DATA FOR THE TASK:
· · ·

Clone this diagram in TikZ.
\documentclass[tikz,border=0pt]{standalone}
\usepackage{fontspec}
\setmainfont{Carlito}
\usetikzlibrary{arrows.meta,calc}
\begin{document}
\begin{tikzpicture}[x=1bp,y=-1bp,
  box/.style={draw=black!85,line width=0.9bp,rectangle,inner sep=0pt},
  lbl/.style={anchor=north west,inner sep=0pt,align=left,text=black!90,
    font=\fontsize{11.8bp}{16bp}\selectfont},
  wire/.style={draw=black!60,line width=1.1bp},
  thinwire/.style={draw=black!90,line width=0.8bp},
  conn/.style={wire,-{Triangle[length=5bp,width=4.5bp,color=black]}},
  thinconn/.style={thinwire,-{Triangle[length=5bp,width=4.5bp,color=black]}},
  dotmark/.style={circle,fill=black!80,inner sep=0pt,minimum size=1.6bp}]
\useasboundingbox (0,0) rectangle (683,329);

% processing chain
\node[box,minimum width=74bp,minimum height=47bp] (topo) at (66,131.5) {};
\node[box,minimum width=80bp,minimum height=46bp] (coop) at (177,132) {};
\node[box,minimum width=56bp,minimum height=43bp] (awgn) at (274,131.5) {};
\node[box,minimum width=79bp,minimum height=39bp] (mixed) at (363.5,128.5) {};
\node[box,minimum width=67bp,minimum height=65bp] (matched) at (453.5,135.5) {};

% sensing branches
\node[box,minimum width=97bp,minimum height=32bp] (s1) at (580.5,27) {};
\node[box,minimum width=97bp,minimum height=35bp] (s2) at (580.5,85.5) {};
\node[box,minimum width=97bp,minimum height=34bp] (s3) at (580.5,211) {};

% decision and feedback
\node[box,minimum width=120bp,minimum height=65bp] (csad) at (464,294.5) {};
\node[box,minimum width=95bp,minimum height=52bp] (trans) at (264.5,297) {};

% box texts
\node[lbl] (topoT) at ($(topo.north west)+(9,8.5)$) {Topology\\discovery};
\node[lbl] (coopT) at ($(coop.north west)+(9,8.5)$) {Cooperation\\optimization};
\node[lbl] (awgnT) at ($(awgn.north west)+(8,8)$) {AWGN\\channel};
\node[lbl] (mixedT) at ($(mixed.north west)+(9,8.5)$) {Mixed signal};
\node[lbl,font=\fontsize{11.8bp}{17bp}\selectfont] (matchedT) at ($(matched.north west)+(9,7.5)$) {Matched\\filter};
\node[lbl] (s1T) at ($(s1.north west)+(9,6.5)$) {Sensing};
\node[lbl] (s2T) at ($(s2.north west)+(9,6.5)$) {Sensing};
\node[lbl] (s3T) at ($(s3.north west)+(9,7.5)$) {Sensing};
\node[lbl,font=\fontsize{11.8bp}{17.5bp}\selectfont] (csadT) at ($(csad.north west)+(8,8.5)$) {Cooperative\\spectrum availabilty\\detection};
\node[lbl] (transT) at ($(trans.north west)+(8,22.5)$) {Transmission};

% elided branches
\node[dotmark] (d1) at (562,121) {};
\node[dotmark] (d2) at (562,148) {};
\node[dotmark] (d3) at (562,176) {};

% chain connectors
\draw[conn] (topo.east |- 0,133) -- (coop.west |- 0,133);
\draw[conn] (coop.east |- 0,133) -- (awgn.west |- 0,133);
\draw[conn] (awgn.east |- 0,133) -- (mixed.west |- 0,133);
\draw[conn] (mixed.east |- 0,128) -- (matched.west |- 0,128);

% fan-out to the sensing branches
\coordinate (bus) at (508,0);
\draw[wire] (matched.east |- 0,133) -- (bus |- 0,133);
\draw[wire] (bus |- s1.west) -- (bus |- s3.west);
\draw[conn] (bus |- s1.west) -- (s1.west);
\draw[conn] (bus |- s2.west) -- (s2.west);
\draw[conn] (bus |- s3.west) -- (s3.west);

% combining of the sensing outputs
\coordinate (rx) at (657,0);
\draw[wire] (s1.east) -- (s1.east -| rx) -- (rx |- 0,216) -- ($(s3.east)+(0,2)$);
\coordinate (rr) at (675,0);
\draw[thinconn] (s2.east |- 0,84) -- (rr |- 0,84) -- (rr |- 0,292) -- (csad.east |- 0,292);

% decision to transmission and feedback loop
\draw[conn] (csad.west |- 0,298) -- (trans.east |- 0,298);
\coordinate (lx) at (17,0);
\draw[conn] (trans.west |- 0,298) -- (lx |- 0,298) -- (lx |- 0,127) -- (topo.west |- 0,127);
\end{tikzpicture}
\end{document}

· · ·

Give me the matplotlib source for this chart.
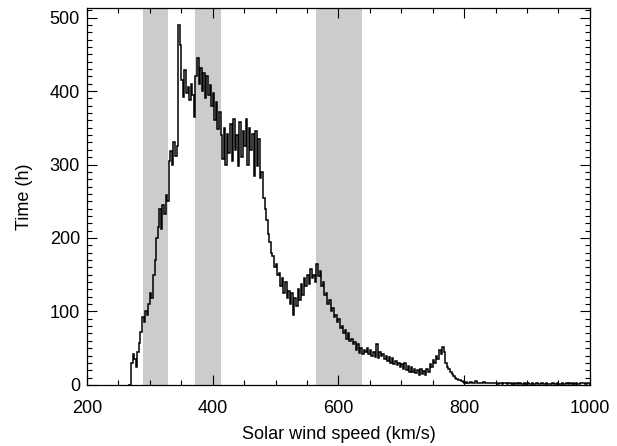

· · ·

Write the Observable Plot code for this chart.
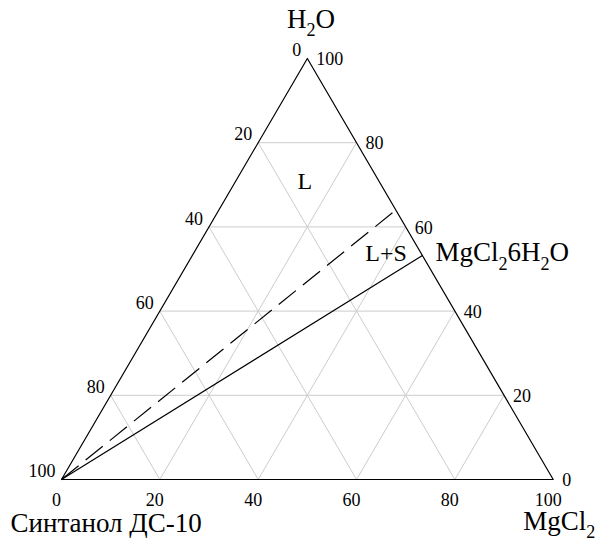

· · ·

PROBLEM STATEMENT: Your task is to transcribe only the lines from the line containing "Clone this diagram in TikZ." through the line containing "width=95bp,minimum height=52bp] (trans)", word for word.

ANSWER:
Clone this diagram in TikZ.
\documentclass[tikz,border=0pt]{standalone}
\usepackage{fontspec}
\setmainfont{Carlito}
\usetikzlibrary{arrows.meta,calc}
\begin{document}
\begin{tikzpicture}[x=1bp,y=-1bp,
  box/.style={draw=black!85,line width=0.9bp,rectangle,inner sep=0pt},
  lbl/.style={anchor=north west,inner sep=0pt,align=left,text=black!90,
    font=\fontsize{11.8bp}{16bp}\selectfont},
  wire/.style={draw=black!60,line width=1.1bp},
  thinwire/.style={draw=black!90,line width=0.8bp},
  conn/.style={wire,-{Triangle[length=5bp,width=4.5bp,color=black]}},
  thinconn/.style={thinwire,-{Triangle[length=5bp,width=4.5bp,color=black]}},
  dotmark/.style={circle,fill=black!80,inner sep=0pt,minimum size=1.6bp}]
\useasboundingbox (0,0) rectangle (683,329);

% processing chain
\node[box,minimum width=74bp,minimum height=47bp] (topo) at (66,131.5) {};
\node[box,minimum width=80bp,minimum height=46bp] (coop) at (177,132) {};
\node[box,minimum width=56bp,minimum height=43bp] (awgn) at (274,131.5) {};
\node[box,minimum width=79bp,minimum height=39bp] (mixed) at (363.5,128.5) {};
\node[box,minimum width=67bp,minimum height=65bp] (matched) at (453.5,135.5) {};

% sensing branches
\node[box,minimum width=97bp,minimum height=32bp] (s1) at (580.5,27) {};
\node[box,minimum width=97bp,minimum height=35bp] (s2) at (580.5,85.5) {};
\node[box,minimum width=97bp,minimum height=34bp] (s3) at (580.5,211) {};

% decision and feedback
\node[box,minimum width=120bp,minimum height=65bp] (csad) at (464,294.5) {};
\node[box,minimum width=95bp,minimum height=52bp] (trans) at (264.5,297) {};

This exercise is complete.